What the task asks:
Reproduce nothing but the lines from the one with "Write the matplotlib code for this chart." through the one with "group_names = ['Hyporheic", exactly and with both ends. Omit pictures.

--------------------------------------------------

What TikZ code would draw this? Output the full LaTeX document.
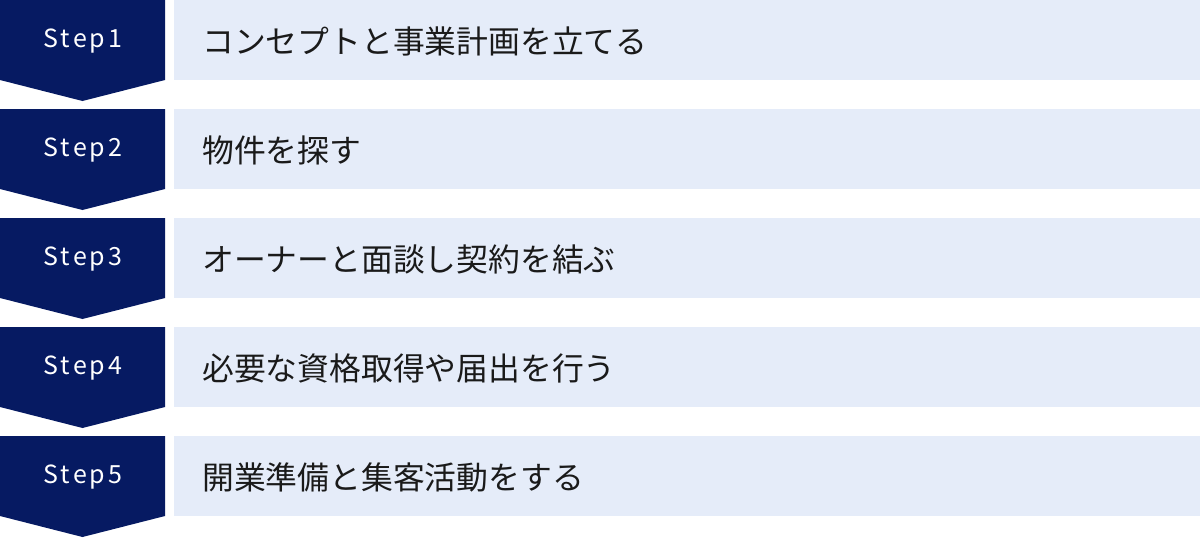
\documentclass[tikz,border=0pt]{standalone}
\usepackage{fontspec}
\setmainfont{Noto Sans CJK JP}
\newfontfamily\stepfont[LetterSpace=12]{Noto Sans CJK JP}
\definecolor{navy}{HTML}{061A62}
\definecolor{pale}{HTML}{E5ECF9}
\definecolor{ink}{HTML}{1A1A1A}
\tikzset{
  chevron/.style={fill=navy, draw=none},
  bar/.style={fill=pale, draw=none, inner sep=0pt, anchor=north west, minimum width=1026pt, minimum height=80pt},
  steplabel/.style={text=white, inner sep=0pt, anchor=base, font=\fontsize{25}{30}\stepfont},
  desc/.style={text=ink, inner sep=0pt, anchor=west, font=\fontsize{31.8}{38}\selectfont},
}
\begin{document}
\begin{tikzpicture}[x=1pt,y=-1pt]
\useasboundingbox (0,0) rectangle (1200,538);
\foreach \i/\t in {1/コンセプトと事業計画を立てる,2/物件を探す,3/オーナーと面談し契約を結ぶ,4/必要な資格取得や届出を行う,5/開業準備と集客活動をする}{
  \pgfmathsetmacro{\yy}{109*(\i-1)}
  \fill[chevron] (0,\yy) -- (165,\yy) -- (165,\yy+80) -- (82.5,\yy+101) -- (0,\yy+80) -- cycle;
  \node[bar] (bar\i) at (174,\yy) {};
  \node[steplabel] (step\i) at (83,\yy+47) {Step\i};
  \node[desc] (desc\i) at (202,\yy+41) {\t};
}
\end{tikzpicture}
\end{document}
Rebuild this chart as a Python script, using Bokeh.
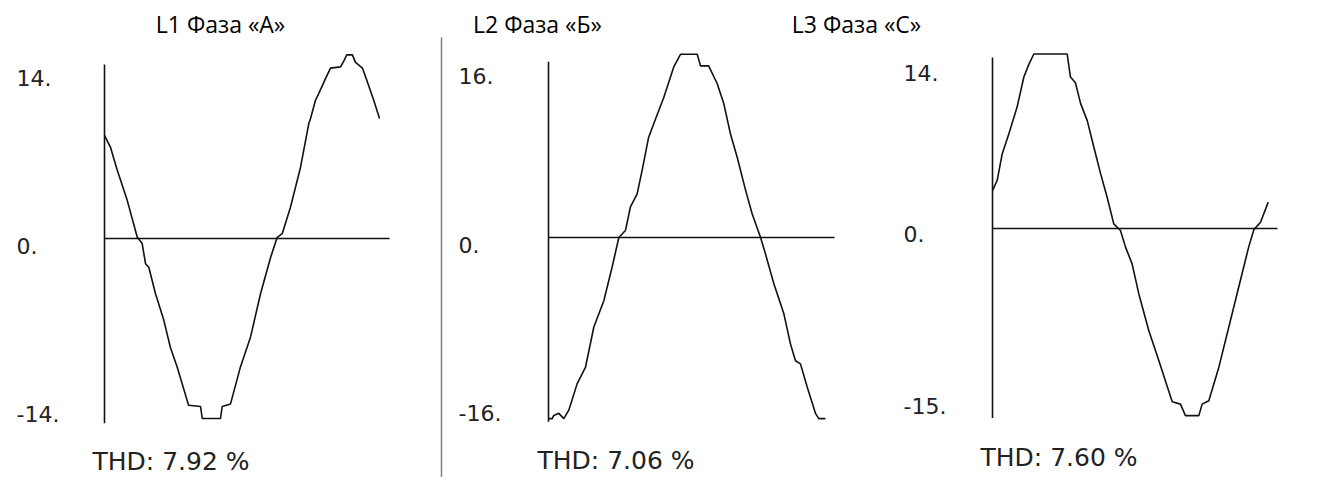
from bokeh.plotting import figure
from bokeh.models import Range1d, Label
from bokeh.core.properties import value
from bokeh.embed import file_html
from bokeh.resources import INLINE

# ---------------- data ----------------
titles = ["L1 Фаза «А»", "L2 Фаза «Б»", "L3 Фаза «С»"]
thd_texts = ["THD: 7.92 %", "THD: 7.06 %", "THD: 7.60 %"]

ticks_1 = [14, 0, -14]
tick_labels_1 = ["14.", "0.", "-14."]
ticks_2 = [16, 0, -16]
tick_labels_2 = ["16.", "0.", "-16."]
ticks_3 = [14, 0, -15]
tick_labels_3 = ["14.", "0.", "-15."]

sweep_ms = [0, 20]                 # time base of each trace (ms)
axis_extent_1 = [-15.4, 14.5]      # vertical axis extent (A)
axis_extent_2 = [-17.5, 16.7]
axis_extent_3 = [-16.5, 14.9]

t_1 = [0, 0.42, 0.89, 1.59, 2.3, 2.64, 2.88, 3.11, 3.58, 4.16, 4.63, 5.1, 5.9,
       6.74, 6.86, 8.14, 8.26, 8.84, 9.54, 10.25, 10.95, 11.65, 12.12, 12.47,
       13.05, 13.75, 14.34, 14.46, 14.8, 15.04, 15.5, 15.86, 16.56, 16.8, 17.0,
       17.4, 17.6, 18.1, 18.4, 18.9, 19.3]
i_1 = [8.6, 7.6, 5.7, 3.2, 0.1, -0.4, -2.1, -2.4, -4.6, -6.8, -9.1, -10.7, -13.9,
       -14.0, -15.0, -15.0, -14.0, -13.8, -10.7, -8.2, -4.6, -1.6, 0.1, 0.4,
       2.6, 5.9, 9.6, 10.0, 11.5, 12.1, 13.3, 14.2, 14.3, 14.8, 15.3,
       15.3, 14.7, 14.2, 13.2, 11.5, 10.0]

t_2 = [0.02, 0.26, 0.37, 0.72, 1.07, 1.42, 2.0, 2.59, 3.17, 3.87, 4.45, 4.92,
       5.38, 5.73, 6.2, 6.55, 7.0, 7.36, 8.06, 8.76, 9.23, 10.4, 10.63, 11.2,
       11.8, 12.26, 12.73, 13.2, 13.78, 14.24, 14.83, 15.17, 15.76, 16.46,
       16.92, 17.27, 17.62, 18.09, 18.67, 18.9, 19.37]
i_2 = [-17.2, -17.2, -16.9, -16.7, -17.2, -16.4, -13.9, -12.3, -8.5, -6.0, -2.8, 0.0,
       0.66, 2.9, 4.15, 6.4, 9.5, 10.8, 13.3, 16.2, 17.4, 17.4, 16.3, 16.3,
       14.6, 12.7, 9.8, 7.6, 4.5, 2.25, 0.0, -1.55, -4.4, -7.25,
       -10.1, -11.7, -12.0, -14.2, -16.7, -17.2, -17.2]

t_3 = [0, 0.33, 0.68, 1.15, 1.73, 2.2, 2.55, 2.9, 5.24, 5.47, 5.82, 6.18, 6.65,
       7.11, 7.58, 8.05, 8.51, 8.98, 9.33, 9.8, 10.27, 10.97, 11.67, 12.61,
       13.19, 13.54, 14.48, 14.71, 15.18, 15.88, 16.58, 17.28, 17.98, 18.34,
       18.81, 19.35]
i_3 = [3.3, 4.2, 6.5, 8.25, 10.6, 13.2, 14.3, 15.2, 15.2, 13.2, 12.7, 10.9, 9.4,
       7.1, 4.8, 2.7, 0.4, -0.17, -1.6, -3.1, -5.7, -8.9, -11.5, -15.1,
       -15.3, -16.3, -16.3, -15.3, -15.0, -12.1, -8.6, -5.1, -1.6, -0.1,
       0.55, 2.3]

# ---------------- layout (page pixels) ----------------
W, H, M = 1335, 477, 0
panels = [
    dict(ox=104, oy=238, sx=14.25, sy=12.0, tick_dx=-88, tick_dy=7,
         title_xy=(220, 23), thd_xy=(92, 461),
         t=t_1, i=i_1, ticks=ticks_1, labels=tick_labels_1, ext=axis_extent_1),
    dict(ox=548, oy=237, sx=14.3, sy=10.53, tick_dx=-90, tick_dy=7,
         title_xy=(537, 23), thd_xy=(537, 460),
         t=t_2, i=i_2, ticks=ticks_2, labels=tick_labels_2, ext=axis_extent_2),
    dict(ox=992, oy=228, sx=14.25, sy=11.48, tick_dx=-89, tick_dy=5,
         title_xy=(856, 23), thd_xy=(980, 457),
         t=t_3, i=i_3, ticks=ticks_3, labels=tick_labels_3, ext=axis_extent_3),
]

p = figure(width=W, height=H,
           x_range=Range1d(M, M + W), y_range=Range1d(M + H, M),
           x_axis_location=None, y_axis_location=None,
           toolbar_location=None, output_backend="svg",
           min_border=0, outline_line_color=None)
p.grid.visible = False
p.background_fill_color = "white"
p.border_fill_color = "white"

xr, yr = {}, {}
for k, pn in enumerate(panels):
    name = f"p{k}"
    xr[name] = Range1d((M - pn["ox"]) / pn["sx"], (M + W - pn["ox"]) / pn["sx"])
    yr[name] = Range1d((pn["oy"] - (M + H)) / pn["sy"], (pn["oy"] - M) / pn["sy"])
p.extra_x_ranges = xr
p.extra_y_ranges = yr

ink = "#111111"
txt = "#222222"

for k, pn in enumerate(panels):
    name = f"p{k}"
    kw = dict(x_range_name=name, y_range_name=name)
    # vertical axis
    p.segment(x0=[0], y0=[pn["ext"][0]], x1=[0], y1=[pn["ext"][1]],
              line_color=ink, line_width=1.6, **kw)
    # zero line
    p.segment(x0=[sweep_ms[0]], y0=[0], x1=[sweep_ms[1]], y1=[0],
              line_color=ink, line_width=1.5, **kw)
    # waveform
    p.line(pn["t"], pn["i"], line_color=ink, line_width=1.6, **kw)
    # tick labels
    p.text(x=[0] * len(pn["ticks"]), y=pn["ticks"], text=pn["labels"],
           x_offset=pn["tick_dx"], y_offset=pn["tick_dy"],
           text_align="left", text_baseline="middle",
           text_font=value("DejaVu Sans"), text_font_size="22px",
           text_color=txt, **kw)
    # title
    tx, ty = pn["title_xy"]
    p.add_layout(Label(x=tx, y=ty, text=titles[k], text_align="center",
                       text_baseline="middle", text_font="Open Sans",
                       text_font_size="23px", text_color="black"))
    # THD
    hx, hy = pn["thd_xy"]
    p.add_layout(Label(x=hx, y=hy, text=thd_texts[k], text_align="left",
                       text_baseline="middle", text_font="DejaVu Sans",
                       text_font_size="25px", text_color=txt))

# separator between first and second panel
p.segment(x0=[441], y0=[37], x1=[441], y1=[M + H], line_color="#808080", line_width=1.5)

open("out.html", "w").write(file_html(p, INLINE))
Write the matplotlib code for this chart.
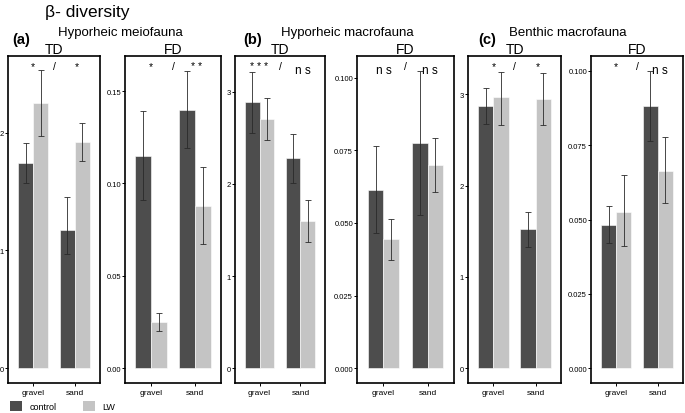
import numpy as np
import matplotlib
matplotlib.use('Agg')
import matplotlib.pyplot as plt
from matplotlib.patches import Patch
from matplotlib.ticker import FormatStrFormatter

plt.rcParams['font.family'] = ['Liberation Sans', 'DejaVu Sans']

habitats = ['gravel', 'sand']
panel_titles = ['TD', 'FD', 'TD', 'FD', 'TD', 'FD']
group_labels = ['(a)', '(b)', '(c)']
group_names = ['Hyporheic meiofauna', 'Hyporheic macrofauna', 'Benthic macrofauna']

# per panel: [gravel, sand]
control_mean = [[1.74, 1.17], [0.115, 0.140], [2.89, 2.28],
                [0.0612, 0.0775], [2.87, 1.52], [0.048, 0.0882]]
control_lo = [[1.57, 0.97], [0.091, 0.119], [2.55, 2.01],
              [0.0467, 0.0529], [2.68, 1.33], [0.0422, 0.0764]]
control_hi = [[1.91, 1.45], [0.139, 0.161], [3.22, 2.54],
              [0.0764, 0.1024], [3.07, 1.71], [0.0544, 0.100]]
lw_mean = [[2.25, 1.92], [0.025, 0.088], [2.71, 1.60],
           [0.0446, 0.0698], [2.97, 2.95], [0.0525, 0.0662]]
lw_lo = [[1.97, 1.76], [0.020, 0.067], [2.48, 1.37],
         [0.0373, 0.0605], [2.66, 2.66], [0.041, 0.0554]]
lw_hi = [[2.53, 2.08], [0.030, 0.109], [2.93, 1.83],
         [0.0515, 0.0792], [3.25, 3.23], [0.065, 0.0777]]

signif = [['*', '/', '*'], ['*', '/', '* *'], ['* * *', '/', 'n s'],
          ['n s', '/', 'n s'], ['*', '/', '*'], ['*', '/', 'n s']]

yticks = [[0, 1, 2], [0, 0.05, 0.10, 0.15], [0, 1, 2, 3],
          [0, 0.025, 0.05, 0.075, 0.1], [0, 1, 2, 3],
          [0, 0.025, 0.05, 0.075, 0.1]]
ytick_fmt = ['%d', '%.2f', '%d', '%.3f', '%d', '%.3f']
ytops = [2.65, 0.169, 3.39, 0.1075, 3.42, 0.105]

dark = '#4d4d4d'
light = '#c4c4c4'

W, H = 685, 414
fig = plt.figure(figsize=(W / 100, H / 100), dpi=100)

# pixel boxes (left, right) of the six panels
lefts = [8, 125, 235, 357, 468, 591]
rights = [100, 221, 325, 454, 561, 683]
top_px, bot_px = 57, 384

x = np.arange(1, len(habitats) + 1)
bw = 0.36

for i in range(6):
    ax = fig.add_axes([lefts[i] / W, (H - bot_px) / H,
                       (rights[i] - lefts[i]) / W, (bot_px - top_px) / H])
    ax.bar(x - bw / 2, control_mean[i], bw, color=dark, edgecolor='white', linewidth=0.4)
    ax.bar(x + bw / 2, lw_mean[i], bw, color=light, edgecolor='white', linewidth=0.4)
    for xs, m, lo, hi in [(x - bw / 2, control_mean[i], control_lo[i], control_hi[i]),
                          (x + bw / 2, lw_mean[i], lw_lo[i], lw_hi[i])]:
        m = np.array(m)
        err = [m - np.array(lo), np.array(hi) - m]
        ax.errorbar(xs, m, yerr=err, fmt='none', ecolor='#2a2a2a',
                    elinewidth=0.6, capsize=2.5, capthick=0.6)
    ax.set_xlim(0.4, 2.6)
    ax.set_ylim(-ytops[i] / 21, ytops[i])
    ax.set_xticks(x)
    ax.set_xticklabels(habitats, fontsize=6)
    ax.set_yticks(yticks[i])
    ax.yaxis.set_major_formatter(FormatStrFormatter(ytick_fmt[i]))
    ax.tick_params(axis='x', labelsize=6, length=2.5, width=0.7, pad=1.5)
    ax.tick_params(axis='y', labelsize=5.5, length=2, width=0.7, pad=0.8)
    for s in ax.spines.values():
        s.set_linewidth(1.2)
    ax.set_title(panel_titles[i], fontsize=10, pad=1.5)
    sx = [1.0, 1.5, 2.05]
    for k, t in enumerate(signif[i]):
        fs = 8.5 if t == 'n s' else 7.5
        ax.text(sx[k], 0.985 if t != 'n s' else 0.975, t, transform=ax.get_xaxis_transform(),
                ha='center', va='top', fontsize=fs)

# group headers
label_x = [12, 243, 478]
name_x = [120, 347, 568]
for g in range(3):
    fig.text(label_x[g] / W, 1 - 40 / H, group_labels[g], fontsize=10.5,
             fontweight='bold', ha='left', va='center')
    fig.text(name_x[g] / W, 1 - 33 / H, group_names[g], fontsize=9.5,
             ha='center', va='center')

fig.text(45 / W, 1 - 12 / H, 'β- diversity', fontsize=12.5, ha='left', va='center')

handles = [Patch(facecolor=dark, label='control'), Patch(facecolor=light, label='LW')]
fig.legend(handles=handles, loc='lower left', bbox_to_anchor=(0.003, -0.015),
           ncol=2, frameon=False, fontsize=6.5, handlelength=1.3, handleheight=1.3,
           columnspacing=3.0, handletextpad=0.8)

fig.savefig('out.png', dpi=100)
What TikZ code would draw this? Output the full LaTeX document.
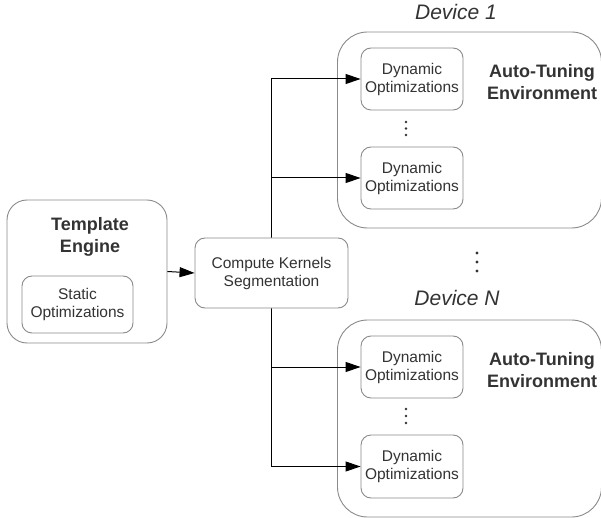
\documentclass[tikz,border=0pt]{standalone}
\usepackage{fontspec}
\setmainfont{Liberation Sans}
\usetikzlibrary{arrows.meta,backgrounds}
\definecolor{frame}{HTML}{8A8A8A}
\definecolor{ink}{HTML}{333333}
\tikzset{
  box/.style={draw=frame, fill=white, line width=0.9pt, rounded corners=#1, inner sep=0pt, align=center},
  box/.default=10pt,
  regtext/.style={font=\fontsize{15.5}{18}\selectfont, text=ink, align=center},
  boldtext/.style={font=\bfseries\fontsize{18}{21.5}\selectfont, text=ink, align=center},
  devtext/.style={font=\itshape\fontsize{21}{24}\selectfont, text=ink},
  link/.style={line width=1pt, draw=black},
  arr/.style={link, -{Triangle[length=15pt,width=10pt]}},
  dot/.style={circle, fill=ink, inner sep=0pt, minimum size=#1},
  dot/.default=2.6pt
}
\begin{document}
\begin{tikzpicture}[x=1pt, y=-1pt]
\useasboundingbox (0,0) rectangle (601,518);
\clip (0,0) rectangle (601,518);

% left block: template engine
\node[box=20pt, minimum width=160pt, minimum height=143pt] (tmpl) at (87,271.5) {};
\node[boldtext] (tmpltitle) at (90,237) {Template\\Engine};
\node[box, regtext, minimum width=111pt, minimum height=57pt] (static) at (77.5,304.5) {Static\\Optimizations};

% segmentation
\node[box, regtext, minimum width=153pt, minimum height=70pt] (cks) at (271.5,273) {Compute Kernels\\Segmentation};

% device 1
\node[box=30pt, minimum width=264pt, minimum height=196pt] (dev1) at (469.5,130) {};
\node[devtext] (dev1lbl) at (456,12) {Device 1};
\node[box, regtext, minimum width=102pt, minimum height=62pt] (d1a) at (412,79) {Dynamic\\Optimizations};
\node[box, regtext, minimum width=102pt, minimum height=62pt] (d1b) at (412,178) {Dynamic\\Optimizations};
\node[boldtext] (auto1) at (542,82) {Auto-Tuning\\Environment};
\node[dot] (s1a) at (406,122) {};
\node[dot] (s1b) at (406,128.5) {};
\node[dot] (s1c) at (406,135) {};

% devices in between
\node[dot=3.2pt] (bga) at (477,253) {};
\node[dot=3.2pt] (bgb) at (477,262) {};
\node[dot=3.2pt] (bgc) at (477,271) {};

% device N
\node[box=30pt, minimum width=264pt, minimum height=197pt] (devN) at (469.5,418.5) {};
\node[devtext] (devNlbl) at (457,298) {Device N};
\node[box, regtext, minimum width=102pt, minimum height=62pt] (dNa) at (412,367) {Dynamic\\Optimizations};
\node[box, regtext, minimum width=102pt, minimum height=63pt] (dNb) at (412,466.5) {Dynamic\\Optimizations};
\node[boldtext] (autoN) at (542,370) {Auto-Tuning\\Environment};
\node[dot] (sNa) at (406,409) {};
\node[dot] (sNb) at (406,416) {};
\node[dot] (sNc) at (406,423) {};

% connectors
\draw[arr] (tmpl.east) -- (cks.west);
\coordinate (jtop) at (271,79);
\coordinate (jbot) at (271,466.5);
\begin{scope}[on background layer]
\draw[link] (jtop) -- (jbot);
\end{scope}
\draw[arr] (jtop) -- (d1a.west);
\draw[arr] (jtop |- d1b.west) -- (d1b.west);
\draw[arr] (jtop |- dNa.west) -- (dNa.west);
\draw[arr] (jbot) -- (dNb.west);
\end{tikzpicture}
\end{document}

--------------------------------------------------

Finished answer:
Write the matplotlib code for this chart.
import numpy as np
import matplotlib
matplotlib.use('Agg')
import matplotlib.pyplot as plt
from matplotlib.patches import Patch
from matplotlib.ticker import FormatStrFormatter

plt.rcParams['font.family'] = ['Liberation Sans', 'DejaVu Sans']

habitats = ['gravel', 'sand']
panel_titles = ['TD', 'FD', 'TD', 'FD', 'TD', 'FD']
group_labels = ['(a)', '(b)', '(c)']
group_names = ['Hyporheic meiofauna', 'Hyporheic macrofauna', 'Benthic macrofauna']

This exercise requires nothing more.